Revealing the frequency-dependent oscillations in the nonlinear terahertz response induced by the Josephson current

TL;DR

This paper investigates the nonlinear terahertz response of high-temperature superconductors, revealing frequency-dependent oscillations explained by Josephson nonlinear electrodynamics, advancing understanding in strong-field terahertz spectroscopy.

Contribution

It demonstrates that Josephson-type nonlinear electrodynamics explains observed oscillations, providing new insights into superconductor responses to intense terahertz radiation.

Findings

Oscillatory reflectivity depends linearly on probe frequency.

The physical emission frequency is near the Josephson plasma edge.

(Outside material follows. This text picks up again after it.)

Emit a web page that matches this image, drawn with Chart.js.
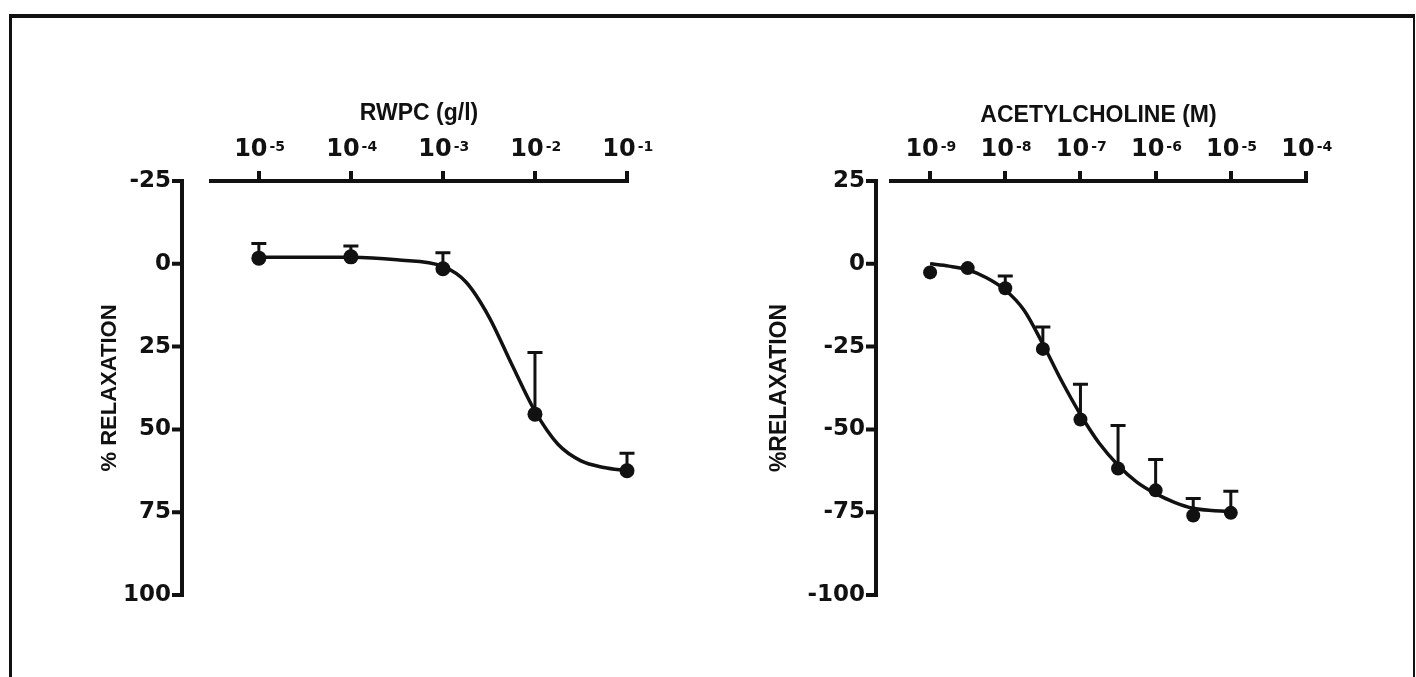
<!DOCTYPE html>
<html>
<head>
<meta charset="utf-8">
<script src="https://cdn.jsdelivr.net/npm/chart.js@4.4.0/dist/chart.umd.min.js"></script>
<style>
  html, body { margin: 0; padding: 0; background: #fff; }
  body { width: 1416px; height: 677px; position: relative; overflow: hidden; }
  #frame { position: absolute; left: 9px; top: 14px; width: 1401px; height: 700px;
           border-top: 4px solid #111; border-left: 3px solid #111; border-right: 2px solid #111; }
  .panel { position: absolute; top: 0; height: 677px; }
  #left { left: 0; width: 700px; }
  #right { left: 700px; width: 716px; }
</style>
</head>
<body>
<div id="frame"></div>
<div class="panel" id="left"><canvas id="rwpc" width="700" height="677"></canvas></div>
<div class="panel" id="right"><canvas id="ach" width="716" height="677"></canvas></div>
<script>
// ---- left panel: RWPC (g/l) ----
const rwpcTicks = [1e-5, 1e-4, 1e-3, 1e-2, 1e-1];
const rwpcTickExp = ["-5", "-4", "-3", "-2", "-1"];
const rwpcConc = [1e-5, 1e-4, 1e-3, 1e-2, 1e-1];
const rwpcMean = [-1.7, -2.1, 1.5, 45.4, 62.5];
const rwpcSem = [4.4, 3.3, 4.8, 18.6, 5.3];
// fitted curve (log10 of concentration -> % relaxation)
const rwpcFitLogC = [-5, -4, -3.5, -3, -2.75, -2.5, -2.25, -2, -1.75, -1.5, -1.25, -1];
const rwpcFit = [-2.0, -2.0, -1.2, 0.8, 5.5, 16.0, 30.5, 44.5, 54.5, 59.5, 61.5, 62.5];
const rwpcYTicks = [-25, 0, 25, 50, 75, 100];

// ---- right panel: ACETYLCHOLINE (M) ----
const achTicks = [1e-9, 1e-8, 1e-7, 1e-6, 1e-5, 1e-4];
const achTickExp = ["-9", "-8", "-7", "-6", "-5", "-4"];
const achLogC = [-9, -8.5, -8, -7.5, -7, -6.5, -6, -5.5, -5];
const achMean = [-2.6, -1.3, -7.4, -25.7, -47.0, -61.8, -68.4, -76.0, -75.2];
const achSem = [0, 0, 3.7, 6.6, 10.6, 13.0, 9.3, 5.1, 6.5];
const achFitLogC = [-9, -8.75, -8.5, -8.25, -8, -7.75, -7.5, -7.25, -7, -6.75, -6.5, -6.25, -6, -5.75, -5.5, -5.25, -5];
const achFit = [0.0, -0.7, -1.8, -4.2, -7.9, -14.0, -24.2, -35.4, -45.5, -54.2, -60.8, -65.9, -69.4, -72.0, -73.8, -74.5, -74.8];
const achYTicks = [-100, -75, -50, -25, 0, 25];

const INK = "#111";
const TITLE_FONT = "'Liberation Sans', Arial, sans-serif";
const TICK_FONT = "'DejaVu Sans', 'Liberation Sans', sans-serif";
Chart.defaults.font.family = TITLE_FONT;
Chart.defaults.color = INK;

// y axis drawn detached from the plot area, like the original (Prism style)
const offsetAxis = {
  id: "offsetAxis",
  afterDraw(chart, args, opts) {
    const y = chart.scales.y, ctx = chart.ctx;
    ctx.save();
    ctx.strokeStyle = INK;
    ctx.lineWidth = 4;
    ctx.beginPath();
    ctx.moveTo(opts.x, y.top - 2);
    ctx.lineTo(opts.x, y.bottom + 2);
    y.ticks.forEach(t => {
      const py = y.getPixelForValue(t.value);
      ctx.moveTo(opts.x, py);
      ctx.lineTo(opts.x - 10, py);
    });
    ctx.stroke();
    ctx.restore();
  }
};

// exponent of the "10" tick labels, written as a superscript
const tickExponents = {
  id: "tickExponents",
  afterDraw(chart, args, opts) {
    const x = chart.scales.x, ctx = chart.ctx;
    const t = x.options.ticks, g = x.options.grid;
    const base = Chart.helpers.toFont(t.font);
    const mid = x.bottom - g.tickLength - t.padding - base.lineHeight / 2;
    ctx.save();
    ctx.fillStyle = INK;
    ctx.font = base.string;
    const w = ctx.measureText("10").width;
    ctx.font = "bold 14px " + TICK_FONT;
    ctx.textAlign = "left";
    ctx.textBaseline = "alphabetic";
    x.ticks.forEach((tk, i) => {
      const px = x.getPixelForValue(tk.value) + t.labelOffset;
      ctx.fillText(opts.exp[i], px + w / 2 + 2, mid - base.size * 0.3645 + 10.5);
    });
    ctx.restore();
  }
};

// one-sided SEM bars
const errorBars = {
  id: "errorBars",
  beforeDatasetsDraw(chart) {
    const {x, y} = chart.scales, ctx = chart.ctx;
    chart.data.datasets.forEach(ds => {
      if (!ds.errors) return;
      ctx.save();
      ctx.strokeStyle = INK;
      ctx.lineWidth = 3;
      ds.data.forEach((p, i) => {
        const e = ds.errors[i];
        if (!e) return;
        const px = x.getPixelForValue(p.x);
        const p0 = y.getPixelForValue(p.y);
        const p1 = y.getPixelForValue(p.y + ds.errorDir * e);
        ctx.beginPath();
        ctx.moveTo(px, p0);
        ctx.lineTo(px, p1);
        ctx.moveTo(px - 7.5, p1);
        ctx.lineTo(px + 7.5, p1);
        ctx.stroke();
      });
      ctx.restore();
    });
  }
};

function makePanel(id, cfg) {
  const points = cfg.conc.map((c, i) => ({x: c, y: cfg.mean[i]}));
  const curve = cfg.fitLogC.map((l, i) => ({x: Math.pow(10, l), y: cfg.fit[i]}));
  return new Chart(document.getElementById(id), {
    type: "scatter",
    data: {
      datasets: [
        { data: points, pointRadius: cfg.dot, pointHoverRadius: cfg.dot, backgroundColor: INK, borderWidth: 0,
          errors: cfg.sem, errorDir: cfg.errorDir, clip: false },
        { data: curve, showLine: true, pointRadius: 0, borderColor: INK, borderWidth: 3.5,
          cubicInterpolationMode: "monotone", clip: false }
      ]
    },
    options: {
      responsive: false,
      animation: false,
      layout: { padding: { left: 0, top: 0, right: cfg.padRight, bottom: 82 } },
      plugins: {
        legend: { display: false },
        tooltip: { enabled: false },
        offsetAxis: { x: cfg.axisX },
        tickExponents: { exp: cfg.xTickExp }
      },
      scales: {
        x: {
          type: "logarithmic",
          position: "top",
          min: cfg.xMin,
          max: cfg.xMax,
          afterBuildTicks: s => { s.ticks = cfg.xTicks.map(v => ({value: v})); },
          afterFit: s => { s.height = 181; },
          ticks: {
            callback: () => "10",
            font: { family: TICK_FONT, size: 24, weight: "bold" }, color: INK,
            padding: 7, labelOffset: -8, maxRotation: 0, autoSkip: false
          },
          grid: { drawOnChartArea: false, tickLength: 10, lineWidth: 4, color: INK },
          border: { color: INK, width: 4 },
          title: { display: true, text: cfg.xTitle, color: INK, font: { size: 23, weight: "bold" },
                   padding: { top: cfg.xTitleTop, bottom: 0 } }
        },
        y: {
          type: "linear",
          min: cfg.yMin,
          max: cfg.yMax,
          reverse: cfg.reverse,
          afterBuildTicks: s => { s.ticks = cfg.yTicks.map(v => ({value: v})); },
          afterFit: s => { s.width = cfg.areaLeft; },
          ticks: { font: { family: TICK_FONT, size: 23, weight: "bold" }, color: INK, padding: cfg.yTickPad },
          grid: { display: false, drawTicks: false },
          border: { display: false },
          title: { display: true, text: cfg.yTitle, color: INK, font: { size: cfg.yTitleSize, weight: "bold" },
                   padding: { top: cfg.yTitleTop, bottom: 0 } }
        }
      }
    },
    plugins: [errorBars, offsetAxis, tickExponents]
  });
}

makePanel("rwpc", {
  conc: rwpcConc, mean: rwpcMean, sem: rwpcSem, errorDir: -1, dot: 7.5,
  fitLogC: rwpcFitLogC, fit: rwpcFit,
  xTicks: rwpcTicks, xTickExp: rwpcTickExp, xMin: Math.pow(10, -5.52), xMax: 1e-1,
  xTitle: "RWPC (g/l)", xTitleTop: 100,
  yTicks: rwpcYTicks, yMin: -25, yMax: 100, reverse: true,
  yTitle: "% RELAXATION", yTitleSize: 22, yTitleTop: 97,
  areaLeft: 211, axisX: 182, yTickPad: 40, padRight: 73
});

makePanel("ach", {
  conc: achLogC.map(l => Math.pow(10, l)), mean: achMean, sem: achSem, errorDir: 1, dot: 7,
  fitLogC: achFitLogC, fit: achFit,
  xTicks: achTicks, xTickExp: achTickExp, xMin: Math.pow(10, -9.52), xMax: 1e-4,
  xTitle: "ACETYLCHOLINE (M)", xTitleTop: 102,
  yTicks: achYTicks, yMin: -100, yMax: 25, reverse: false,
  yTitle: "%RELAXATION", yTitleSize: 23, yTitleTop: 66,
  areaLeft: 191, axisX: 176, yTickPad: 26, padRight: 110
});
</script>
</body>
</html>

Theoretical model matches experimental observations.

Abstract

Nonlinear responses of superconductors to intense terahertz radiation has been an active research frontier. Using terahertz pump-terahertz probe spectroscopy, we investigate the c-axis nonlinear optical response of a high-temperature superconducting cuprate. After excitation by a single-cycle terahertz pump pulse, the reflectivity of the probe pulse oscillates as the pump-probe delay is varied. Interestingly, the oscillatory central frequency scales linearly with the probe frequency, a fact widely overlooked in pump-probe experiments. By theoretically solving the nonlinear optical reflection problem on the interface, we show that our observation is well explained by the Josephson-type third-order nonlinear electrodynamics, together with the emission coefficient from inside the material into free space. The latter results in a strong enhancement of the emitted signal whose physical frequency is around the Josephson plasma edge. Our result offers a benchmark for and new insights into strong-field terahertz spectroscopy of related quantum materials.